→ **Written request**
The listing below should be printed exactly, every line of it. Skip the pictures.

→ **Available data**

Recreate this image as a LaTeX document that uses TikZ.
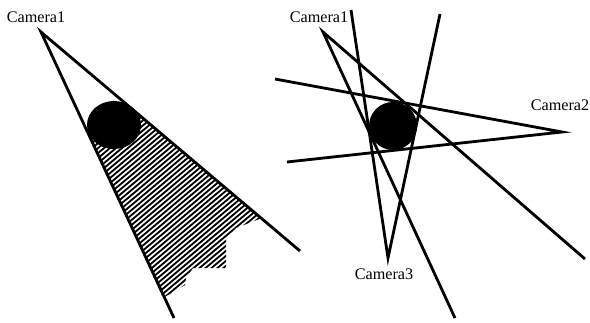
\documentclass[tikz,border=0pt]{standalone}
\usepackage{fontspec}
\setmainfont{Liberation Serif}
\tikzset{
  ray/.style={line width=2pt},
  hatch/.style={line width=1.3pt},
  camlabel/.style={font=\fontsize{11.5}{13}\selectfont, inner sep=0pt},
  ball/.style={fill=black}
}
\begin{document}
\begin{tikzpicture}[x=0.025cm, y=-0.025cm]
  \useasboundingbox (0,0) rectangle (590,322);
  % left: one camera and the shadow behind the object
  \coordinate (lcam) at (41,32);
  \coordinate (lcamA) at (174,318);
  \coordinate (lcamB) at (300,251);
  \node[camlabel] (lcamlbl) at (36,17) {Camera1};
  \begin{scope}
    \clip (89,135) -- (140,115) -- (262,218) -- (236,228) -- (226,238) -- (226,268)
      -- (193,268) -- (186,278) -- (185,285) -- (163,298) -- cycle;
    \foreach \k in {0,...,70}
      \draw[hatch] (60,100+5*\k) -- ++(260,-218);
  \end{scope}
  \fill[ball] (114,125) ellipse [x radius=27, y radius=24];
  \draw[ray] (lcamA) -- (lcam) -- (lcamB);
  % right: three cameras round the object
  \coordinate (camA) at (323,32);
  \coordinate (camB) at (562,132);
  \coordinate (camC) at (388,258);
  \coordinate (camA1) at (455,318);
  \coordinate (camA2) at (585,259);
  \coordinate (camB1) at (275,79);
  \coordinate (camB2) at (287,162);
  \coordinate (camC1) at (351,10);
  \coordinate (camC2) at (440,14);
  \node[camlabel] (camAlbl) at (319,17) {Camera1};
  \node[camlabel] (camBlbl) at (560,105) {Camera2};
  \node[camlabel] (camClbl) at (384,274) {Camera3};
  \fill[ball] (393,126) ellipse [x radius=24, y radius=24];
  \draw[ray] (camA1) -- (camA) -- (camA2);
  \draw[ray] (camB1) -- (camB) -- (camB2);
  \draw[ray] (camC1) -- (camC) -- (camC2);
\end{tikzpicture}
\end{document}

→ **Task response**
Recreate this image as a LaTeX document that uses TikZ.
\documentclass[tikz,border=0pt]{standalone}
\usepackage{fontspec}
\setmainfont{Liberation Serif}
\tikzset{
  ray/.style={line width=2pt},
  hatch/.style={line width=1.3pt},
  camlabel/.style={font=\fontsize{11.5}{13}\selectfont, inner sep=0pt},
  ball/.style={fill=black}
}
\begin{document}
\begin{tikzpicture}[x=0.025cm, y=-0.025cm]
  \useasboundingbox (0,0) rectangle (590,322);
  % left: one camera and the shadow behind the object
  \coordinate (lcam) at (41,32);
  \coordinate (lcamA) at (174,318);
  \coordinate (lcamB) at (300,251);
  \node[camlabel] (lcamlbl) at (36,17) {Camera1};
  \begin{scope}
    \clip (89,135) -- (140,115) -- (262,218) -- (236,228) -- (226,238) -- (226,268)
      -- (193,268) -- (186,278) -- (185,285) -- (163,298) -- cycle;
    \foreach \k in {0,...,70}
      \draw[hatch] (60,100+5*\k) -- ++(260,-218);
  \end{scope}
  \fill[ball] (114,125) ellipse [x radius=27, y radius=24];
  \draw[ray] (lcamA) -- (lcam) -- (lcamB);
  % right: three cameras round the object
  \coordinate (camA) at (323,32);
  \coordinate (camB) at (562,132);
  \coordinate (camC) at (388,258);
  \coordinate (camA1) at (455,318);
  \coordinate (camA2) at (585,259);
  \coordinate (camB1) at (275,79);
  \coordinate (camB2) at (287,162);
  \coordinate (camC1) at (351,10);
  \coordinate (camC2) at (440,14);
  \node[camlabel] (camAlbl) at (319,17) {Camera1};
  \node[camlabel] (camBlbl) at (560,105) {Camera2};
  \node[camlabel] (camClbl) at (384,274) {Camera3};
  \fill[ball] (393,126) ellipse [x radius=24, y radius=24];
  \draw[ray] (camA1) -- (camA) -- (camA2);
  \draw[ray] (camB1) -- (camB) -- (camB2);
  \draw[ray] (camC1) -- (camC) -- (camC2);
\end{tikzpicture}
\end{document}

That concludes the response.